AICC stated that the Commission should examine alternative services, provided by the discontinuing carrier and other providers, as part of the Section 214 discontinuance process to make a specific determination as to whether each such service meets reliability and functionality standards such that the public interest will not be adversely affected by the discontinuance of legacy voice services. Accordingly, the Commission should not streamline the Section 214 process as proposed in the FNPRM and the comments of Verizon and AT&T.

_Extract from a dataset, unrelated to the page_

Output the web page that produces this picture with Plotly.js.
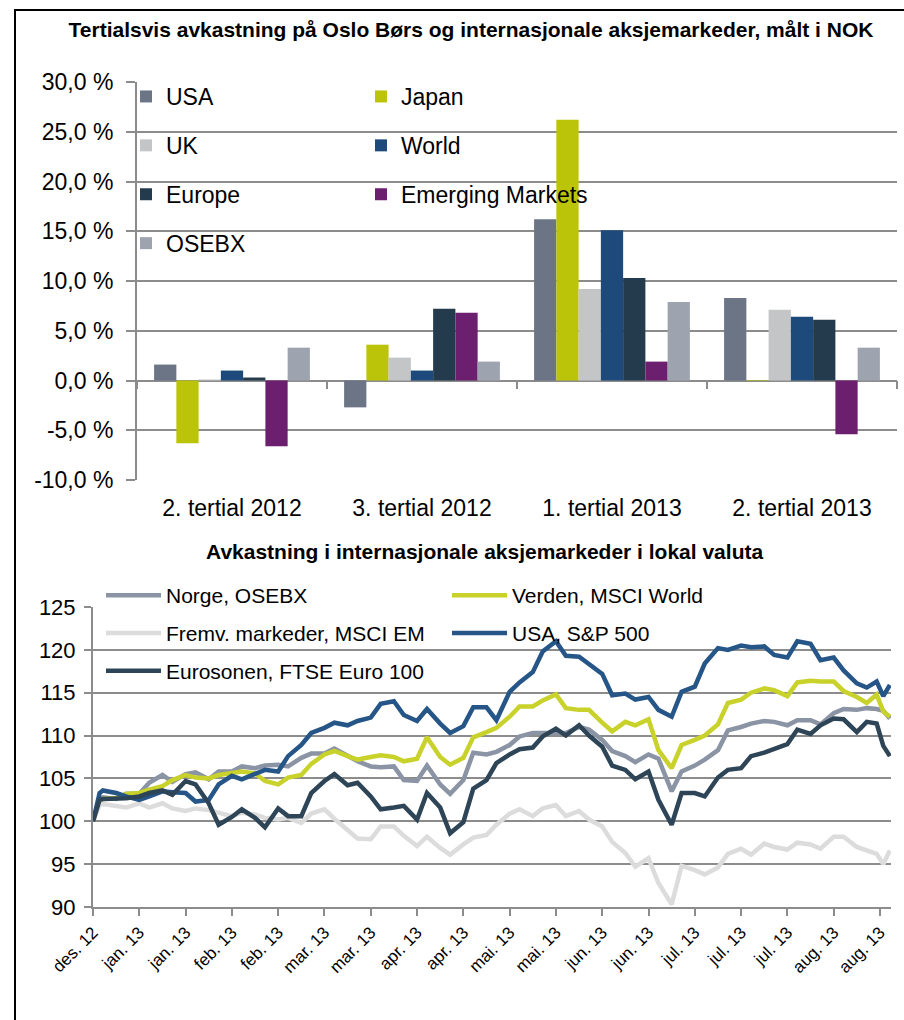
<!DOCTYPE html>
<html><head><meta charset="utf-8">
<script src="https://cdn.plot.ly/plotly-3.0.1.min.js"></script>
<style>html,body{margin:0;padding:0;background:#fff}#chart{width:904px;height:1020px}</style>
</head><body><div id="chart"></div>
<script>
// ---------- Chart 1: tertial returns (NOK) ----------
const periods = ['2. tertial 2012', '3. tertial 2012', '1. tertial 2013', '2. tertial 2013'];
const usa      = [1.6, -2.7, 16.2, 8.3];
const japan    = [-6.3, 3.6, 26.2, 0.05];
const uk       = [0.1, 2.3, 9.2, 7.1];
const world    = [1.0, 1.0, 15.1, 6.4];
const europe   = [0.3, 7.2, 10.3, 6.1];
const emerging = [-6.6, 6.8, 1.9, -5.4];
const osebx    = [3.3, 1.9, 7.9, 3.3];
const pctTicks  = [-10, -5, 0, 5, 10, 15, 20, 25, 30];
const pctLabels = ['-10,0 %', '-5,0 %', '0,0 %', '5,0 %', '10,0 %', '15,0 %', '20,0 %', '25,0 %', '30,0 %'];

// ---------- Chart 2: index, local currency ----------
const dates = ['2012-12-31','2013-01-02','2013-01-03','2013-01-07','2013-01-10','2013-01-14','2013-01-17','2013-01-21','2013-01-24','2013-01-28',
  '2013-01-31','2013-02-04','2013-02-07','2013-02-11','2013-02-14','2013-02-18','2013-02-21','2013-02-25','2013-02-28','2013-03-04',
  '2013-03-07','2013-03-11','2013-03-14','2013-03-18','2013-03-21','2013-03-25','2013-03-28','2013-04-01','2013-04-04','2013-04-08',
  '2013-04-11','2013-04-15','2013-04-18','2013-04-22','2013-04-25','2013-04-29','2013-05-02','2013-05-06','2013-05-09','2013-05-13',
  '2013-05-16','2013-05-20','2013-05-23','2013-05-27','2013-05-30','2013-06-03','2013-06-06','2013-06-10','2013-06-13','2013-06-17',
  '2013-06-20','2013-06-24','2013-06-27','2013-07-01','2013-07-04','2013-07-08','2013-07-11','2013-07-15','2013-07-18','2013-07-22',
  '2013-07-25','2013-07-29','2013-08-01','2013-08-05','2013-08-08','2013-08-12','2013-08-15','2013-08-19','2013-08-22','2013-08-25',
  '2013-08-27','2013-08-29'];
const norge = [100,102.3,102.8,102.6,103.2,103.2,104.5,105.4,104.6,105.5,
  105.7,104.9,105.8,105.8,106.4,106.2,106.5,106.6,106.4,107.4,
  107.9,107.9,108.5,107.7,107.0,106.4,106.3,106.4,104.8,104.7,
  106.5,104.3,103.2,104.8,108.0,107.8,108.1,108.9,109.9,110.3,
  110.3,110.3,110.3,111.0,110.7,109.5,108.2,107.6,106.9,107.8,
  107.3,103.5,105.8,106.5,107.2,108.3,110.6,111.0,111.4,111.7,
  111.6,111.2,111.8,111.8,111.3,112.6,113.1,113.0,113.2,113.1,
  112.9,112.0];
const verden = [100,102.3,102.6,102.7,103.2,103.3,103.7,104.1,104.8,105.4,
  105.1,105.0,105.4,105.6,105.8,105.6,104.7,104.3,105.1,105.4,
  106.7,107.8,108.2,107.6,107.2,107.5,107.7,107.5,107.0,107.3,
  109.8,107.5,106.6,107.4,109.8,110.4,110.9,112.2,113.4,113.4,
  114.1,114.8,113.2,113.0,113.0,111.5,110.5,111.6,111.2,111.9,
  108.3,106.2,108.9,109.5,110.0,111.3,113.8,114.2,115.0,115.5,
  115.3,114.6,116.2,116.4,116.3,116.3,115.2,114.5,113.8,114.8,
  112.8,112.2];
const fremv = [100,101.9,102.0,101.7,101.6,102.1,101.6,102.1,101.5,101.2,
  101.5,101.3,101.0,100.6,101.0,100.8,100.4,100.2,100.4,99.8,
  100.9,101.4,100.3,98.9,98.0,97.9,99.4,99.4,98.3,97.1,
  98.2,96.9,96.1,97.3,98.1,98.4,99.6,100.9,101.4,100.6,
  101.5,101.9,100.6,101.2,100.2,99.4,97.6,96.3,94.7,95.7,
  92.8,90.3,94.8,94.3,93.8,94.6,96.2,96.8,96.1,97.4,
  97.0,96.7,97.5,97.3,96.8,98.2,98.2,97.0,96.6,96.2,
  95.0,96.6];
const sp500 = [100,103.3,103.6,103.3,102.9,102.5,102.9,103.5,103.4,103.3,
  102.3,102.5,104.3,105.3,104.9,105.6,106.0,105.8,107.6,108.9,
  110.3,110.9,111.5,111.2,111.7,112.1,113.7,114.0,112.4,111.7,
  113.1,111.4,110.3,111.1,113.3,113.3,111.8,115.1,116.2,117.4,
  119.8,121.0,119.3,119.2,118.4,117.2,114.7,114.9,114.2,114.5,
  113.0,112.2,115.1,115.7,118.4,120.2,120.0,120.5,120.3,120.4,
  119.4,119.1,121.0,120.7,118.8,119.1,117.6,116.1,115.6,116.3,
  114.6,115.9];
const euro100 = [100,102.5,102.6,102.6,102.7,102.9,103.3,103.6,103.1,104.7,
  104.3,102.1,99.6,100.5,101.4,100.4,99.3,101.5,100.6,100.6,
  103.3,104.7,105.5,104.2,104.5,102.9,101.4,101.6,101.8,100.2,
  103.3,101.6,98.6,99.9,103.8,104.8,106.8,107.8,108.4,108.6,
  109.9,110.8,110.0,111.2,110.0,108.7,106.5,106.0,104.9,105.8,
  102.5,99.6,103.3,103.3,102.9,105.1,106.0,106.2,107.6,108.0,
  108.4,109.0,110.7,110.2,111.2,112.0,111.9,110.4,111.6,111.4,
  108.8,107.6];
const tickDates = ['2012-12-31','2013-01-14','2013-01-28','2013-02-11','2013-02-25','2013-03-11','2013-03-25','2013-04-08','2013-04-22',
  '2013-05-06','2013-05-20','2013-06-03','2013-06-17','2013-07-01','2013-07-15','2013-07-29','2013-08-12','2013-08-26'];
const tickLabels = ['des. 12','jan. 13','jan. 13','feb. 13','feb. 13','mar. 13','mar. 13','apr. 13','apr. 13',
  'mai. 13','mai. 13','jun. 13','jun. 13','jul. 13','jul. 13','jul. 13','aug. 13','aug. 13'];

const FONT = 'Liberation Sans, Arial, sans-serif';
const GRID = '#8c8c8c';
const W = 904, H = 1020;
const px = v => v / W;
const py = v => 1 - v / H;

const barSeries = [
  {name: 'USA', y: usa, color: '#6c7586', legend: 'legend'},
  {name: 'Japan', y: japan, color: '#bcc40a', legend: 'legend2'},
  {name: 'UK', y: uk, color: '#c3c5c7', legend: 'legend'},
  {name: 'World', y: world, color: '#1d4a7b', legend: 'legend2'},
  {name: 'Europe', y: europe, color: '#243a4d', legend: 'legend'},
  {name: 'Emerging Markets', y: emerging, color: '#6c1f6e', legend: 'legend2'},
  {name: 'OSEBX', y: osebx, color: '#9ea3b0', legend: 'legend'}
];
const lineSeries = [
  {name: 'Norge, OSEBX', y: norge, color: '#8b94a4', legend: 'legend3'},
  {name: 'Verden, MSCI World', y: verden, color: '#c8d22a', legend: 'legend4'},
  {name: 'Fremv. markeder, MSCI EM', y: fremv, color: '#dcdcdc', legend: 'legend3'},
  {name: 'USA, S&P 500', y: sp500, color: '#265587', legend: 'legend4'},
  {name: 'Eurosonen, FTSE Euro 100', y: euro100, color: '#2e4557', legend: 'legend3'}
];

const traces = [];
barSeries.forEach((s, i) => traces.push({
  type: 'bar', name: s.name, x: periods, y: s.y, xaxis: 'x', yaxis: 'y',
  marker: {color: s.color, line: {width: 0}}, legend: s.legend, legendgroup: 'b' + i,
  hoverinfo: 'skip'
}));
lineSeries.forEach((s, i) => traces.push({
  type: 'scatter', mode: 'lines', name: s.name, x: dates, y: s.y, xaxis: 'x2', yaxis: 'y2',
  line: {color: s.color, width: 4.5}, legend: s.legend, legendgroup: 'l' + i,
  hoverinfo: 'skip'
}));

const legBase = {xanchor: 'left', yanchor: 'top', bgcolor: 'rgba(0,0,0,0)', traceorder: 'grouped',
  font: {family: FONT, size: 23, color: '#000'}};
const legLine = {xanchor: 'left', yanchor: 'top', bgcolor: 'rgba(0,0,0,0)', traceorder: 'grouped',
  itemwidth: 55, font: {family: FONT, size: 21, color: '#000'}};

const layout = {
  width: W, height: H,
  margin: {l: 0, r: 0, t: 0, b: 0, autoexpand: false},
  paper_bgcolor: '#fff', plot_bgcolor: '#fff',
  font: {family: FONT, color: '#000'},
  barmode: 'group', bargap: 0.18, bargroupgap: 0,
  title: {text: 'Tertialsvis avkastning på Oslo Børs og internasjonale aksjemarkeder, målt i NOK',
    font: {family: FONT, size: 21, weight: 700, color: '#000'},
    x: px(471), xanchor: 'center', xref: 'paper', y: py(30), yanchor: 'middle', yref: 'paper'},
  xaxis: {domain: [px(137), px(897)], anchor: 'free', position: py(380), type: 'category',
    tickson: 'boundaries', ticks: 'outside', ticklen: 8, tickwidth: 2, tickcolor: GRID,
    showline: false, showgrid: false, zeroline: false, ticklabelstandoff: 112,
    tickfont: {family: FONT, size: 23, color: '#000'}, fixedrange: true},
  yaxis: {domain: [py(480), py(82)], anchor: 'x', range: [-10, 30], tickvals: pctTicks, ticktext: pctLabels,
    ticks: 'outside', ticklen: 9, tickwidth: 2, tickcolor: GRID, showline: true, linecolor: GRID, linewidth: 2,
    showgrid: true, gridcolor: GRID, gridwidth: 2, zeroline: true, zerolinecolor: GRID, zerolinewidth: 2,
    ticklabelstandoff: 8, tickfont: {family: FONT, size: 23, color: '#000'}, fixedrange: true},
  xaxis2: {domain: [px(93), px(891)], anchor: 'y2', type: 'date', range: ['2012-12-31', '2013-08-29 08:00'],
    tickmode: 'array', tickvals: tickDates, ticktext: tickLabels, tickangle: -45,
    ticks: 'outside', ticklen: 7, tickwidth: 2, tickcolor: GRID, showline: true, linecolor: GRID, linewidth: 2,
    showgrid: false, zeroline: false, tickfont: {family: FONT, size: 17, color: '#000'}, fixedrange: true},
  yaxis2: {domain: [py(907), py(607)], anchor: 'x2', range: [90, 125], tick0: 90, dtick: 5,
    ticks: 'outside', ticklen: 7, tickwidth: 2, tickcolor: GRID, showline: true, linecolor: GRID, linewidth: 2,
    showgrid: true, gridcolor: GRID, gridwidth: 2, zeroline: false, ticklabelstandoff: 4,
    tickfont: {family: FONT, size: 22, color: '#000'}, fixedrange: true},
  legend: Object.assign({}, legBase, {x: px(126), y: py(75), tracegroupgap: 16}),
  legend2: Object.assign({}, legBase, {x: px(361), y: py(75), tracegroupgap: 16}),
  legend3: Object.assign({}, legLine, {x: px(101), y: py(575), tracegroupgap: 7.5}),
  legend4: Object.assign({}, legLine, {x: px(447), y: py(575), tracegroupgap: 7.5}),
  annotations: [{text: 'Avkastning i internasjonale aksjemarkeder i lokal valuta', xref: 'paper', yref: 'paper',
    x: px(484), y: py(551), xanchor: 'center', yanchor: 'middle', showarrow: false,
    font: {family: FONT, size: 21, weight: 700, color: '#000'}}],
  shapes: [{type: 'rect', xref: 'paper', yref: 'paper', x0: px(15), x1: 1.2, y0: -0.2, y1: py(10),
    line: {color: '#000', width: 2}, fillcolor: 'rgba(0,0,0,0)', layer: 'above'}]
};

Plotly.newPlot('chart', traces, layout, {displayModeBar: false, staticPlot: true});
</script>
</body></html>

AICC also opposed the proposals urging the Commission to forbear from applying section 214(a)’s discontinuance requirements to carriers seeking to transition from legacy voice services to next-generation replacement services. AICC argued that no showing has been made, as required by Section 10 of the Communications Act, that Section 214 approval is not necessary to ensure that the charges, practices, classifications, or regulations by, for, or in connection with that telecommunications service are just and reasonable; Section 214 approval is not necessary for the protection of consumers; and forbearance is in the public interest in all such cases. Further, AICC argued that we know that every and all alternative voice service is not an adequate substitute for legacy voice services. Accordingly, blanket 214 forbearance is not in the public interest and cannot be granted.
AICC also argued that if the Commission is asking whether Verizon, for example, should be able to discontinue its regulated legacy interstate voice services when it offers unregulated FiOS service, such a result would not be in the public interest. AICC argued that many alarm customers rely on tariffed, legacy voice services in connection with their alarm services. Importantly, interstate toll free services are oftentimes used to transmit an alarm signal from the subscribers on- premise alarm system to the alarm monitoring service. Local exchange carriers should not be allowed to discontinue access to interstate services, such as toll free services, to their subscribers of regulated voice services.